Web scraping AJAX pages involve interacting with the Javascript on the page. Selenium is a great tool for this as it can simulate real user interactions in the browser.
However, AJAX calls can be quite tricky to handle. Here's how you can deal with AJAX calls while scraping websites with Selenium.
Python
In Python, we use WebDriverWait
along with expected_conditions
to handle AJAX calls.
Here's an example:
from selenium import webdriver
from selenium.webdriver.common.by import By
from selenium.webdriver.support.ui import WebDriverWait
from selenium.webdriver.support import expected_conditions as EC
driver = webdriver.Firefox()
driver.get("http://your-website.com")
try:
element = WebDriverWait(driver, 10).until(
EC.presence_of_element_located((By.ID, "myAjaxElement"))
)
finally:
driver.quit()
In the above example, Selenium will wait up to 10 seconds for the element with ID myAjaxElement
to be loaded.
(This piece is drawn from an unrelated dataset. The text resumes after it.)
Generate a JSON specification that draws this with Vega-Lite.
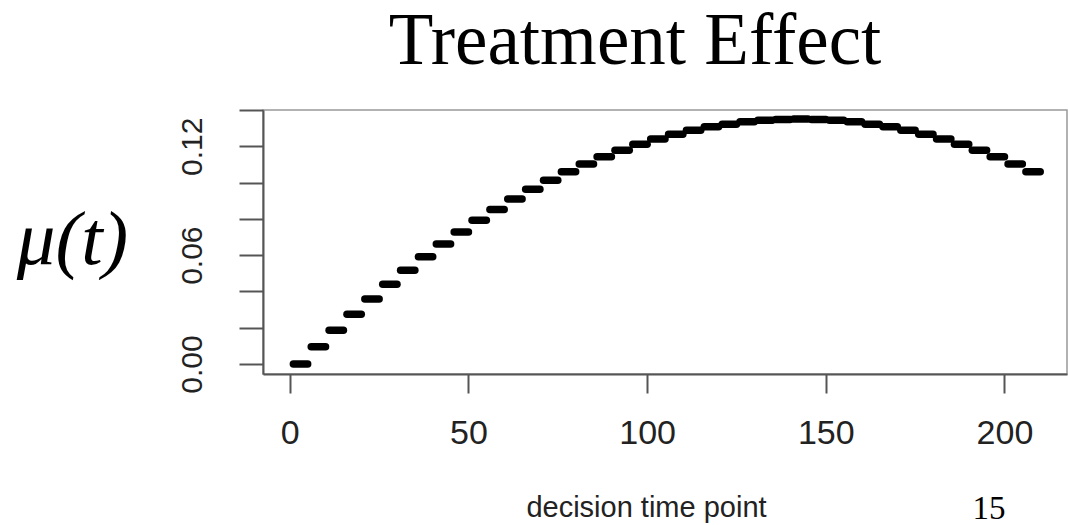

If it's not loaded within 10 seconds, it will raise a TimeoutException
.
JavaScript
In JavaScript, you can use the driver.wait
function to handle AJAX calls.
Here's an example:
const {Builder, By, until} = require('selenium-webdriver');
let driver = new Builder()
.forBrowser('firefox')
.build();
driver.get('http://your-website.com');
driver.wait(until.elementLocated(By.id('myAjaxElement')), 10000)
.then(element => {
console.log('Element found');
})
.catch(error => {
console.log('Element not found');
})
.finally(() => {
driver.quit();
});
In the above example, Selenium will wait up to 10 seconds for the element with ID myAjaxElement
to be loaded. If it's not loaded within 10 seconds, it will catch an error.
Remember, these are just simple examples. Real-world AJAX calls may involve more complex scenarios such as multiple AJAX calls, handling AJAX errors, etc. But these examples should give you a good starting point.
Also, always remember to respect the website's robots.txt
file and don't overload the server with too many requests in a short period of time.